Hellenschmidt: First of all, we must explain the technology in more detail. An RFID tag has a very limited range even when there’s nothing but air between the antenna and the tag. A wall is enough to block the information. And we have to highlight the concrete benefits. People should recognize the added value they receive from BERNIE. Hazelnuts in a breakfast cereal put people with allergies in a life-threatening situation. Which candies contain alcohol and which do not is important information for a recovering alcoholic. Lactose, gluten, and fish are just some of the many things to which people have an allergic reaction. BERNIE could offer them concrete help in making decision while shopping – and make life a little bit easier for them.
What did you bring back from CeBIT?
Hellenschmidt: At CeBIT, we received a lot of encouragement from “normal” people – those without a lot of technical background. Many were enthusiastic about the idea and its implementation. I saw myself placed in the position of justifying why BERNIE is not yet on the market.
And now what?
Hellenschmidt: Initial conversations with representatives of supermarket chains were held at CeBIT. These conversations must be continued. When they develop positively, we’ll test the BERNIE prototypes in a few supermarkets. Each shopping cart will cost a supermarket about 1,500 Euros. Populating the RFID tags with the descriptive information and placing them on the groceries will also involve additional cost.
Let’s assume that a product is coded incorrectly and provides incorrect information. A customer buys the product and has an allergic reaction. How do you view the problem of liability?
Hellenschmidt: I’m no lawyer, but it’s precisely the wide use of such technology that can hinder such a problem. As a representative of the food producer, the supermarket would guarantee that product would not harm the consumer. Legal questions would probably develop in the precise relationship between the food manufacturer and the supermarket.
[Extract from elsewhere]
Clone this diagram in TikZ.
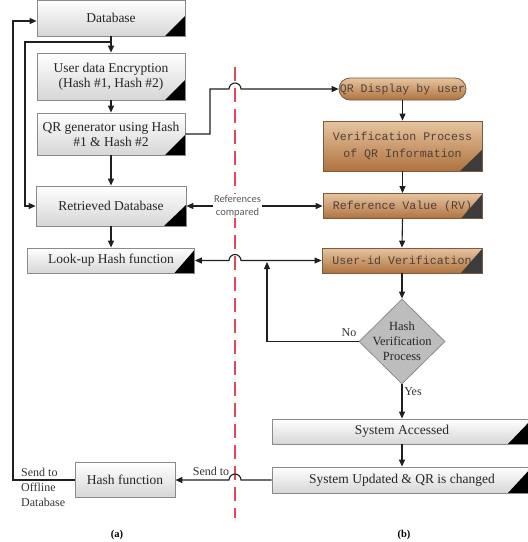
\documentclass[tikz,border=0pt]{standalone}
\usepackage{fontspec}
\setmainfont{Liberation Serif}
\newfontfamily\monof{Liberation Mono}
\newfontfamily\sansf{Carlito}
\usetikzlibrary{arrows.meta,shapes.geometric}
\definecolor{boxedge}{HTML}{8A8A8A}
\definecolor{boxbot}{HTML}{D6D6D6}
\definecolor{brlight}{HTML}{E6C5A0}
\definecolor{brdark}{HTML}{B0723F}
\definecolor{bredge}{HTML}{7A5A40}
\definecolor{brtext}{HTML}{4E4038}
\definecolor{redline}{HTML}{E4465E}
\definecolor{darktri}{HTML}{3C3C3C}
\definecolor{diafill}{HTML}{BDBDBD}
\begin{document}
\begin{tikzpicture}[x=1pt,y=-1pt,
  corner/.style n args={3}{path picture={\fill[#1] (path picture bounding box.south east) -- ++(0pt,#3) -- ++(-#2,-#3) -- cycle;}},
  graybox/.style={draw=boxedge, line width=0.8pt, top color=white, bottom color=boxbot, align=center, inner sep=0pt, text=black!85, font=\fontsize{13.5}{15}\selectfont},
  brownbox/.style={draw=bredge, line width=0.8pt, top color=brlight, bottom color=brdark, align=center, inner sep=0pt, text=brtext, font=\monof\fontsize{11.6}{17}\selectfont},
  conn/.style={draw=black!88, line width=1.1pt},
  lbl/.style={font=\fontsize{12}{15}\selectfont, text=black!80, inner sep=1pt},
  >={Triangle[length=7pt,width=6pt]}]
\useasboundingbox (0,0) rectangle (528,542);
% red divider
\draw[redline, line width=1.4pt, dash pattern=on 14pt off 7pt] (235,67) -- (235,518);
% left column
\node[graybox, corner={black}{20pt}{20pt}, minimum width=148pt, minimum height=36pt] (db) at (111,18) {\raisebox{-3pt}{Database}};
\node[graybox, corner={black}{20pt}{20pt}, minimum width=148pt, minimum height=47pt] (enc) at (111,76.5) {User data Encryption\\(Hash \#1, Hash \#2)};
\node[graybox, corner={black}{20pt}{20pt}, minimum width=148pt, minimum height=42pt] (qr) at (111,134) {QR generator using Hash\\\#1 \& Hash \#2};
\node[graybox, corner={black}{22pt}{21pt}, minimum width=150pt, minimum height=40pt] (ret) at (111,206) {Retrieved Database};
\node[graybox, corner={black}{20pt}{23pt}, minimum width=167pt, minimum height=25pt] (look) at (111,260.5) {Look-up Hash function};
\node[graybox, minimum width=100pt, minimum height=35pt] (hashf) at (125,480) {Hash function};
% right column
\node[brownbox, rounded corners=11pt, minimum width=127pt, minimum height=22pt] (qrd) at (402.5,89) {QR Display by user};
\node[brownbox, corner={darktri}{22pt}{21pt}, minimum width=159pt, minimum height=50pt] (ver) at (402.5,146) {Verification Process\\of QR Information};
\node[brownbox, corner={darktri}{21pt}{24pt}, minimum width=159pt, minimum height=25pt] (rv) at (402.5,206) {Reference Value (RV)};
\node[brownbox, corner={darktri}{21pt}{24pt}, minimum width=160pt, minimum height=25pt] (uid) at (402,260.5) {User-id Verification};
\node[diamond, draw=boxedge, fill=diafill, line width=0.8pt, minimum width=86pt, minimum height=85pt, inner sep=0pt] (dia) at (402,341.5) {};
\node[align=center, font=\fontsize{12.5}{15}\selectfont, text=black!85] (diat) at (dia.center) {Hash\\Verification\\Process};
\node[graybox, corner={black}{24pt}{25pt}, minimum width=260pt, minimum height=25pt] (sa) at (402,431.5) {System Accessed};
\node[graybox, corner={black}{24pt}{26pt}, minimum width=260pt, minimum height=26pt] (su) at (402,480) {System Updated \& QR is changed};
% connectors left
\coordinate (j1) at (111,42);
\draw[conn,->] (db.south) -- (enc.north);
\draw[conn,->] (j1) -| (25,206) -- (ret.west);
\draw[conn,->] (enc.south) -- (qr.north);
\draw[conn,->] (qr.south) -- (ret.north);
\draw[conn,->] (ret.south) -- (look.north);
\draw[conn,->] (hashf.west) -- (13,480) -- (13,21) -- (db.west |- 0,21);
% connectors right
\draw[conn,->] (qr.east) -- (210,134) -- (210,89) -- (229,89) arc[start angle=180,end angle=0,radius=6pt] -- (qrd.west);
\draw[conn,->] (qrd.south) -- (ver.north);
\draw[conn,->] (ver.south) -- (rv.north);
\draw[conn,->] (rv.south) -- (uid.north);
\draw[conn,->] (uid.south) -- (dia.north);
\draw[conn,<->] (uid.west) -- (241,260.5) arc[start angle=0,end angle=180,radius=6pt] -- (look.east);
\draw[conn,->] (dia.west) -| (267,262);
\draw[conn,->] (dia.south) -- (sa.north);
\draw[conn,->] (sa.south) -- (su.north);
\draw[conn,->] (su.west) -- (241,480) arc[start angle=0,end angle=180,radius=6pt] -- (hashf.east);
\draw[conn,<->] (ret.east) -- (rv.west) node[pos=0.375, fill=white, inner sep=1.5pt, align=center, text=black!65, font=\sansf\fontsize{10.5}{13}\selectfont] (refc) {References\\compared};
% labels
\node[lbl] (no) at (349,333) {No};
\node[lbl] (yes) at (413,392) {Yes};
\node[lbl] (sendto) at (211,471) {Send to};
\node[lbl, anchor=north west, align=left] (offl) at (20,467) {Send to\\Offline\\Database};
\node[font=\bfseries\fontsize{10.5}{12}\selectfont] (la) at (117,535) {(a)};
\node[font=\bfseries\fontsize{10.5}{12}\selectfont] (lb) at (404,535) {(b)};
\end{tikzpicture}
\end{document}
Among the suppliers, who decides on using BERNIE – the supermarket or the manufacturer who puts the tags on the packaging?
Hellenschmidt: The supermarket would have to equip the shopping carts and provide the software. All manufacturers would have to agree to a mandatory and uniform description of the product, including information on its ingredients. A legislative push would accelerate things. Theoretically, BERNIE could be implemented in 6 to 12 months. In practical terms, industry, retail, and legislatures would have to reach an agreement, but experience teaches us that hurdles will arise, so actual implementation would have to wait for a considerable time.
What advantages would a supermarket have in using the technology?
Hellenschmidt: A supermarket that decided to offer this assistance to its customers would of course appear as an entrepreneur. That can be a tremendous commercial advantage – particularly in light of the increasing consciousness of many consumers about their nutrition.
How do you evaluate the significance of RFID technology? What are its strengths and weaknesses?
Hellenschmidt: The benefit clearly lies in the lack of contact when reading information about goods. Unlike barcodes and other technologies, RFID enables reading more information simultaneously without additional manual intervention. That’s immeasurable for logistics and “intelligence” in the supply chain.
I see weaknesses in two areas. The first is the cost factor. Even passive tags currently cost a few cents. Active tags are even more expensive because of their own power supply from batteries. The second problem is technical. The range of passive tags is only a few meters. The shielding effect of water or glass is also a handicap that comes from the physical properties of alternating electromagnetic fields, which are the foundation of RFID technology. The technological problems will be resolved in the near future. And even today, deft settings – like an increased number of RFID antennae or placing more than one RFID tag on an item – make such problems a thing of the past. Of course, these items would initially increase costs, but the costs can be limited with mass production or new manufacturing technologies. There are already attempts to print RFID tags.